#### Source material ####

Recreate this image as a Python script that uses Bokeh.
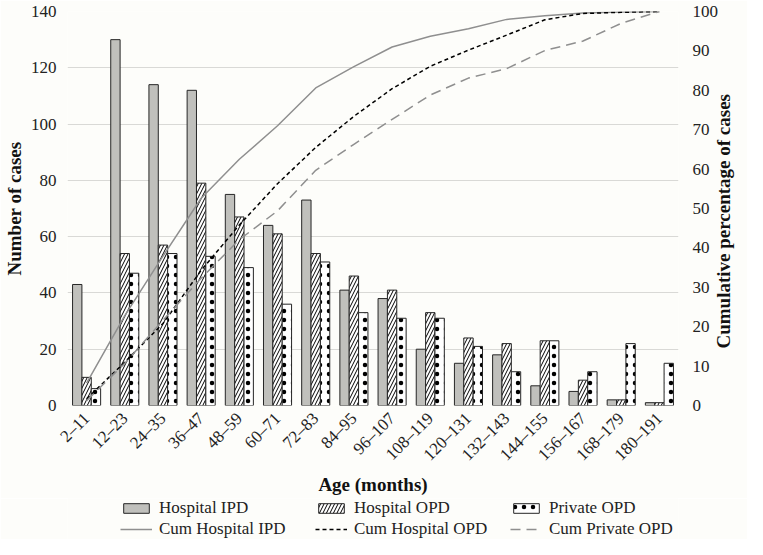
from math import pi
from bokeh.plotting import figure
from bokeh.layouts import column
from bokeh.models import (ColumnDataSource, FactorRange, Range1d, LinearAxis,
                          Legend, LegendItem, FixedTicker)
from bokeh.transform import dodge
from bokeh.embed import file_html
from bokeh.resources import INLINE

# ---------------- data ----------------
categories = ["2–11", "12–23", "24–35", "36–47", "48–59", "60–71", "72–83",
              "84–95", "96–107", "108–119", "120–131", "132–143", "144–155",
              "156–167", "168–179", "180–191"]
hospital_ipd = [43, 130, 114, 112, 75, 64, 73, 41, 38, 20, 15, 18, 7, 5, 2, 1]
hospital_opd = [10, 54, 57, 79, 67, 61, 54, 46, 41, 33, 24, 22, 23, 9, 2, 1]
private_opd = [6, 47, 54, 53, 49, 36, 51, 33, 31, 31, 21, 12, 23, 12, 22, 15]
cum_hospital_ipd = [5.7, 22.8, 37.9, 52.6, 62.5, 71.0, 80.6, 86.0, 91.0, 93.7,
                    95.6, 98.0, 98.9, 99.6, 99.9, 100.0]
cum_hospital_opd = [1.7, 11.0, 20.8, 34.3, 45.8, 56.3, 65.5, 73.4, 80.4, 86.1,
                    90.2, 94.0, 97.9, 99.5, 99.8, 100.0]
cum_private_opd = [1.2, 10.7, 21.6, 32.3, 42.1, 49.4, 59.7, 66.3, 72.6, 78.8,
                   83.1, 85.5, 90.1, 92.5, 97.0, 100.0]
left_ticks = [0, 20, 40, 60, 80, 100, 120, 140]
right_ticks = [0, 10, 20, 30, 40, 50, 60, 70, 80, 90, 100]

# ---------------- styling ----------------
FONT = "Liberation Serif"
BG = "#fdfdfa"
GRAY_FILL = "#c0c0bc"
OUTLINE = "#262626"
LINE_GRAY = "#8f8f8f"

IPD_STYLE = dict(fill_color=GRAY_FILL, line_color=OUTLINE, line_width=1)
OPD_STYLE = dict(fill_color="white", line_color=OUTLINE, line_width=1,
                 hatch_pattern="right_diagonal_line", hatch_color="black",
                 hatch_weight=1, hatch_scale=7)
PRIV_STYLE = dict(fill_color="white", line_color=OUTLINE, line_width=1,
                  hatch_pattern="dot", hatch_color="black", hatch_weight=1.5,
                  hatch_scale=9)
C_IPD_STYLE = dict(line_color=LINE_GRAY, line_width=1.5)
C_OPD_STYLE = dict(line_color="black", line_width=1.5, line_dash="4 3")
C_PRIV_STYLE = dict(line_color=LINE_GRAY, line_width=1.5, line_dash="10 6")

src = ColumnDataSource(dict(cat=categories, ipd=hospital_ipd, opd=hospital_opd,
                            priv=private_opd, c_ipd=cum_hospital_ipd,
                            c_opd=cum_hospital_opd, c_priv=cum_private_opd))

# ---------------- main chart ----------------
p = figure(x_range=FactorRange(factors=categories), y_range=Range1d(0, 140),
           width=747, height=498, output_backend="svg", toolbar_location=None,
           min_border_left=57, min_border_right=50, min_border_top=11,
           min_border_bottom=0, background_fill_color=BG,
           border_fill_color=BG, outline_line_color=None)
p.extra_y_ranges = {"pct": Range1d(0, 100)}

bw = 0.245
p.vbar(x=dodge("cat", -bw, range=p.x_range), top="ipd", width=bw, source=src,
       **IPD_STYLE)
p.vbar(x=dodge("cat", 0, range=p.x_range), top="opd", width=bw, source=src,
       **OPD_STYLE)
p.vbar(x=dodge("cat", bw, range=p.x_range), top="priv", width=bw, source=src,
       **PRIV_STYLE)
p.line(x="cat", y="c_ipd", source=src, y_range_name="pct", **C_IPD_STYLE)
p.line(x="cat", y="c_opd", source=src, y_range_name="pct", **C_OPD_STYLE)
p.line(x="cat", y="c_priv", source=src, y_range_name="pct", **C_PRIV_STYLE)

p.yaxis.ticker = FixedTicker(ticks=left_ticks)
p.yaxis.axis_label = "Number of cases"
right = LinearAxis(y_range_name="pct", ticker=FixedTicker(ticks=right_ticks),
                   axis_label="\u00a0" * 12 + "Cumulative percentage of cases")
p.add_layout(right, "right")
try:
    right.axis_label_orientation = pi / 2
    right.axis_label_align = "start"
except Exception:
    pass

for ax in [p.yaxis[0], right]:
    ax.axis_line_color = None
    ax.major_tick_line_color = None
    ax.minor_tick_line_color = None
    ax.major_label_text_font = FONT
    ax.major_label_text_font_size = "17px"
    ax.major_label_text_color = "#222222"
    ax.axis_label_text_font = FONT
    ax.axis_label_text_font_size = "19px"
    ax.axis_label_text_font_style = "bold"
    ax.axis_label_text_color = "#111111"
    ax.major_label_standoff = 5
    ax.axis_label_standoff = 3
right.major_label_standoff = 8
right.axis_label_standoff = 2

p.xaxis.axis_label = "Age (months)"
p.xaxis.axis_line_color = None
p.xaxis.major_tick_line_color = None
p.xaxis.minor_tick_line_color = None
p.xaxis.major_label_orientation = pi / 4
p.xaxis.major_label_text_font = FONT
p.xaxis.major_label_text_font_size = "17px"
p.xaxis.major_label_text_color = "#222222"
p.xaxis.major_label_standoff = 4
p.xaxis.axis_label_text_font = FONT
p.xaxis.axis_label_text_font_size = "19px"
p.xaxis.axis_label_text_font_style = "bold"
p.xaxis.axis_label_text_color = "#111111"
p.xaxis.axis_label_standoff = 0

p.xgrid.grid_line_color = None
p.ygrid.ticker = FixedTicker(ticks=left_ticks)
p.ygrid.grid_line_color = "#d9d9d6"
p.ygrid.grid_line_width = 1.2

# ---------------- legend strip (frame aligned with the chart's frame) ----------------
lf = figure(width=747, height=41, output_backend="svg", toolbar_location=None,
            x_axis_type=None, y_axis_type=None, x_range=Range1d(1000, 1001),
            y_range=Range1d(1000, 1001), min_border_left=0, min_border_right=0,
            min_border_top=0, min_border_bottom=0, background_fill_color=BG,
            border_fill_color=BG, outline_line_color=None)
# legend-key renderers: the same data, outside this strip's ranges (not shown)
g_ipd = lf.vbar(x="ipd", top="ipd", width=0.1, source=src, **IPD_STYLE)
g_opd = lf.vbar(x="opd", top="opd", width=0.1, source=src, **OPD_STYLE)
g_priv = lf.vbar(x="priv", top="priv", width=0.1, source=src, **PRIV_STYLE)
g_cipd = lf.line(x="c_ipd", y="c_ipd", source=src, **C_IPD_STYLE)
g_copd = lf.line(x="c_opd", y="c_opd", source=src, **C_OPD_STYLE)
g_cpriv = lf.line(x="c_priv", y="c_priv", source=src, **C_PRIV_STYLE)


def make_legend(items, loc):
    lg = Legend(items=items, location=loc, orientation="horizontal",
                padding=0, margin=0, spacing=16, glyph_width=32,
                glyph_height=12, label_standoff=7, label_height=18,
                label_width=140, label_text_font=FONT,
                label_text_font_size="17px", label_text_color="#222222",
                border_line_color=None, background_fill_alpha=0)
    lf.add_layout(lg, "center")


make_legend([LegendItem(label="Hospital IPD", renderers=[g_ipd]),
             LegendItem(label="Hospital OPD", renderers=[g_opd]),
             LegendItem(label="Private OPD", renderers=[g_priv])], (53, 21))
make_legend([LegendItem(label="Cum Hospital IPD", renderers=[g_cipd]),
             LegendItem(label="Cum Hospital OPD", renderers=[g_copd]),
             LegendItem(label="Cum Private OPD", renderers=[g_cpriv])], (53, 0))

layout = column(p, lf, spacing=0)
open("out.html", "w").write(file_html(layout, INLINE))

####

Would you return the data exactly as written, without the pictures?

[Reply to the exercise]
Recreate this image as a Python script that uses Bokeh.
from math import pi
from bokeh.plotting import figure
from bokeh.layouts import column
from bokeh.models import (ColumnDataSource, FactorRange, Range1d, LinearAxis,
                          Legend, LegendItem, FixedTicker)
from bokeh.transform import dodge
from bokeh.embed import file_html
from bokeh.resources import INLINE

# ---------------- data ----------------
categories = ["2–11", "12–23", "24–35", "36–47", "48–59", "60–71", "72–83",
              "84–95", "96–107", "108–119", "120–131", "132–143", "144–155",
              "156–167", "168–179", "180–191"]
hospital_ipd = [43, 130, 114, 112, 75, 64, 73, 41, 38, 20, 15, 18, 7, 5, 2, 1]
hospital_opd = [10, 54, 57, 79, 67, 61, 54, 46, 41, 33, 24, 22, 23, 9, 2, 1]
private_opd = [6, 47, 54, 53, 49, 36, 51, 33, 31, 31, 21, 12, 23, 12, 22, 15]
cum_hospital_ipd = [5.7, 22.8, 37.9, 52.6, 62.5, 71.0, 80.6, 86.0, 91.0, 93.7,
                    95.6, 98.0, 98.9, 99.6, 99.9, 100.0]
cum_hospital_opd = [1.7, 11.0, 20.8, 34.3, 45.8, 56.3, 65.5, 73.4, 80.4, 86.1,
                    90.2, 94.0, 97.9, 99.5, 99.8, 100.0]
cum_private_opd = [1.2, 10.7, 21.6, 32.3, 42.1, 49.4, 59.7, 66.3, 72.6, 78.8,
                   83.1, 85.5, 90.1, 92.5, 97.0, 100.0]
left_ticks = [0, 20, 40, 60, 80, 100, 120, 140]
right_ticks = [0, 10, 20, 30, 40, 50, 60, 70, 80, 90, 100]

# ---------------- styling ----------------
FONT = "Liberation Serif"
BG = "#fdfdfa"
GRAY_FILL = "#c0c0bc"
OUTLINE = "#262626"
LINE_GRAY = "#8f8f8f"

IPD_STYLE = dict(fill_color=GRAY_FILL, line_color=OUTLINE, line_width=1)
OPD_STYLE = dict(fill_color="white", line_color=OUTLINE, line_width=1,
                 hatch_pattern="right_diagonal_line", hatch_color="black",
                 hatch_weight=1, hatch_scale=7)
PRIV_STYLE = dict(fill_color="white", line_color=OUTLINE, line_width=1,
                  hatch_pattern="dot", hatch_color="black", hatch_weight=1.5,
                  hatch_scale=9)
C_IPD_STYLE = dict(line_color=LINE_GRAY, line_width=1.5)
C_OPD_STYLE = dict(line_color="black", line_width=1.5, line_dash="4 3")
C_PRIV_STYLE = dict(line_color=LINE_GRAY, line_width=1.5, line_dash="10 6")

src = ColumnDataSource(dict(cat=categories, ipd=hospital_ipd, opd=hospital_opd,
                            priv=private_opd, c_ipd=cum_hospital_ipd,
                            c_opd=cum_hospital_opd, c_priv=cum_private_opd))

# ---------------- main chart ----------------
p = figure(x_range=FactorRange(factors=categories), y_range=Range1d(0, 140),
           width=747, height=498, output_backend="svg", toolbar_location=None,
           min_border_left=57, min_border_right=50, min_border_top=11,
           min_border_bottom=0, background_fill_color=BG,
           border_fill_color=BG, outline_line_color=None)
p.extra_y_ranges = {"pct": Range1d(0, 100)}

bw = 0.245
p.vbar(x=dodge("cat", -bw, range=p.x_range), top="ipd", width=bw, source=src,
       **IPD_STYLE)
p.vbar(x=dodge("cat", 0, range=p.x_range), top="opd", width=bw, source=src,
       **OPD_STYLE)
p.vbar(x=dodge("cat", bw, range=p.x_range), top="priv", width=bw, source=src,
       **PRIV_STYLE)
p.line(x="cat", y="c_ipd", source=src, y_range_name="pct", **C_IPD_STYLE)
p.line(x="cat", y="c_opd", source=src, y_range_name="pct", **C_OPD_STYLE)
p.line(x="cat", y="c_priv", source=src, y_range_name="pct", **C_PRIV_STYLE)

p.yaxis.ticker = FixedTicker(ticks=left_ticks)
p.yaxis.axis_label = "Number of cases"
right = LinearAxis(y_range_name="pct", ticker=FixedTicker(ticks=right_ticks),
                   axis_label="\u00a0" * 12 + "Cumulative percentage of cases")
p.add_layout(right, "right")
try:
    right.axis_label_orientation = pi / 2
    right.axis_label_align = "start"
except Exception:
    pass

for ax in [p.yaxis[0], right]:
    ax.axis_line_color = None
    ax.major_tick_line_color = None
    ax.minor_tick_line_color = None
    ax.major_label_text_font = FONT
    ax.major_label_text_font_size = "17px"
    ax.major_label_text_color = "#222222"
    ax.axis_label_text_font = FONT
    ax.axis_label_text_font_size = "19px"
    ax.axis_label_text_font_style = "bold"
    ax.axis_label_text_color = "#111111"
    ax.major_label_standoff = 5
    ax.axis_label_standoff = 3
right.major_label_standoff = 8
right.axis_label_standoff = 2

p.xaxis.axis_label = "Age (months)"
p.xaxis.axis_line_color = None
p.xaxis.major_tick_line_color = None
p.xaxis.minor_tick_line_color = None
p.xaxis.major_label_orientation = pi / 4
p.xaxis.major_label_text_font = FONT
p.xaxis.major_label_text_font_size = "17px"
p.xaxis.major_label_text_color = "#222222"
p.xaxis.major_label_standoff = 4
p.xaxis.axis_label_text_font = FONT
p.xaxis.axis_label_text_font_size = "19px"
p.xaxis.axis_label_text_font_style = "bold"
p.xaxis.axis_label_text_color = "#111111"
p.xaxis.axis_label_standoff = 0

p.xgrid.grid_line_color = None
p.ygrid.ticker = FixedTicker(ticks=left_ticks)
p.ygrid.grid_line_color = "#d9d9d6"
p.ygrid.grid_line_width = 1.2

# ---------------- legend strip (frame aligned with the chart's frame) ----------------
lf = figure(width=747, height=41, output_backend="svg", toolbar_location=None,
            x_axis_type=None, y_axis_type=None, x_range=Range1d(1000, 1001),
            y_range=Range1d(1000, 1001), min_border_left=0, min_border_right=0,
            min_border_top=0, min_border_bottom=0, background_fill_color=BG,
            border_fill_color=BG, outline_line_color=None)
# legend-key renderers: the same data, outside this strip's ranges (not shown)
g_ipd = lf.vbar(x="ipd", top="ipd", width=0.1, source=src, **IPD_STYLE)
g_opd = lf.vbar(x="opd", top="opd", width=0.1, source=src, **OPD_STYLE)
g_priv = lf.vbar(x="priv", top="priv", width=0.1, source=src, **PRIV_STYLE)
g_cipd = lf.line(x="c_ipd", y="c_ipd", source=src, **C_IPD_STYLE)
g_copd = lf.line(x="c_opd", y="c_opd", source=src, **C_OPD_STYLE)
g_cpriv = lf.line(x="c_priv", y="c_priv", source=src, **C_PRIV_STYLE)


def make_legend(items, loc):
    lg = Legend(items=items, location=loc, orientation="horizontal",
                padding=0, margin=0, spacing=16, glyph_width=32,
                glyph_height=12, label_standoff=7, label_height=18,
                label_width=140, label_text_font=FONT,
                label_text_font_size="17px", label_text_color="#222222",
                border_line_color=None, background_fill_alpha=0)
    lf.add_layout(lg, "center")


make_legend([LegendItem(label="Hospital IPD", renderers=[g_ipd]),
             LegendItem(label="Hospital OPD", renderers=[g_opd]),
             LegendItem(label="Private OPD", renderers=[g_priv])], (53, 21))
make_legend([LegendItem(label="Cum Hospital IPD", renderers=[g_cipd]),
             LegendItem(label="Cum Hospital OPD", renderers=[g_copd]),
             LegendItem(label="Cum Private OPD", renderers=[g_cpriv])], (53, 0))

layout = column(p, lf, spacing=0)
open("out.html", "w").write(file_html(layout, INLINE))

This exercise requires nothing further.